Histoire et société

Dieu me pardonne c'est son métier

A propos des « décalages » et du frein que connait le parti : que les bouches s’ouvrent, par Danielle Bleitrach

Il pourrait y avoir une discussion très fructueuse entre ce que nous proposons dans histoireetsociete et cette intervention de Denis Durand au Conseil national, voici quelques jalons qui non seulement favoriseraient cet échange sur le plan des idées mais également et d’abord sur le plan de la vie démocratique du parti et de sa mise en mouvement par rapport à la situation très grave que traverse notre pays.

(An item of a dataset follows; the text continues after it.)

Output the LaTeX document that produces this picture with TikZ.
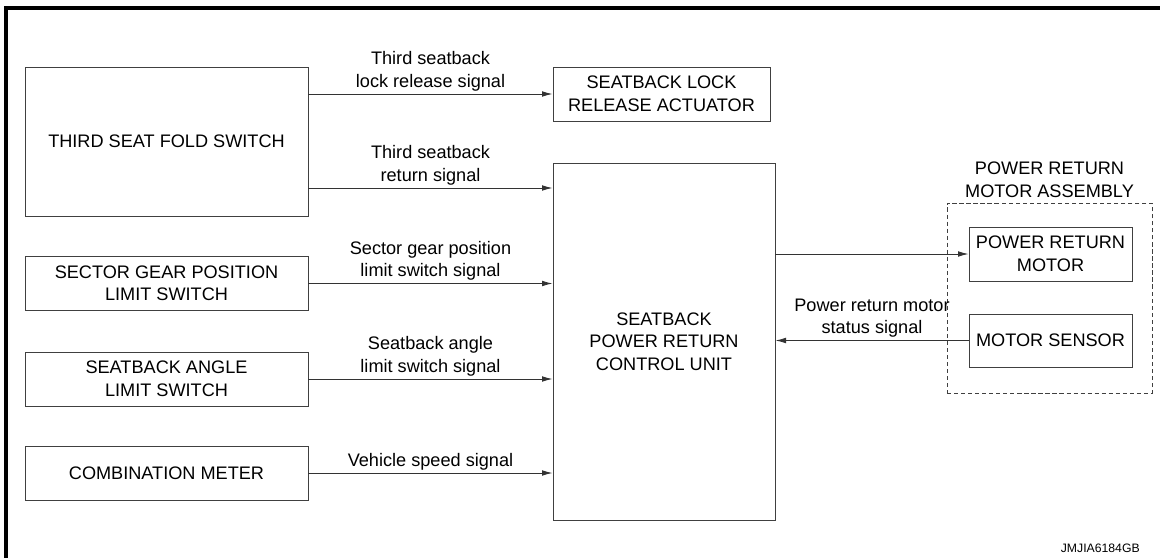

Notons que Denis Durand intervient en tant que cadre élu dans une instance politique, mais il le fait en s’appuyant sur les travaux de la section économique du PCF qui ne sont pas des décisions de congrès mais prétendent nourrir cette décision des instances politiques et de ce fait doivent donner lieu à des débats. Ce qui par parenthèse devrait être le rôle de toutes les commissions alors qu’avec la remise en cause du fonctionnement démocratique du parti la tendance est que les commissions (en particulier l’internationale) et leurs membres cooptés apparaissent comme faisant « la ligne ». Nous y reviendrons. De surcroît le blog des communistes de Pierre Bénite est un des plus intéressant parce qu’il unit cette réflexion théorique avec une pratique militante, celle d’une section active. Notons que l’on voit se multiplier les blogs de ce type, je pense en particulier non seulement à nos amis de Vénissieux mais à ceux de Moissac Castel sarrazin, ceux de l’Hérault, du Tarn, au journal le Patriote de Nice, à Toulouse, et tant d’autres avec bien sûr l’expérience la plus avancée qu’est liberté actu dans le Pas de Calais. Toute cette richesse éditoriale, les expériences militantes, les solutions proposées et la montée en puissance de cadres dont témoigne un tel essor, mériterait un travail de centralisation de « la vie du parti ». Nous commençons, grâce à notre livre, à découvrir cette richesse intellectuelle et militante du PCF, qui reste malgré son affaiblissement, le premier parti de France en nombre disons d’adhérents qui sont d’ailleurs des militants même si l’on constate partout une inertie avec une difficulté de coordination, il y a la tentative d’y faire face. L’intervention de Denis Durand, enrichie par l’activité de sa section, autant que par ses liens avec la section économique porte d’ailleurs sur la mise en mouvement de ce parti et de sa force militante, comment la décupler. Ce qui est effectivement essentiel.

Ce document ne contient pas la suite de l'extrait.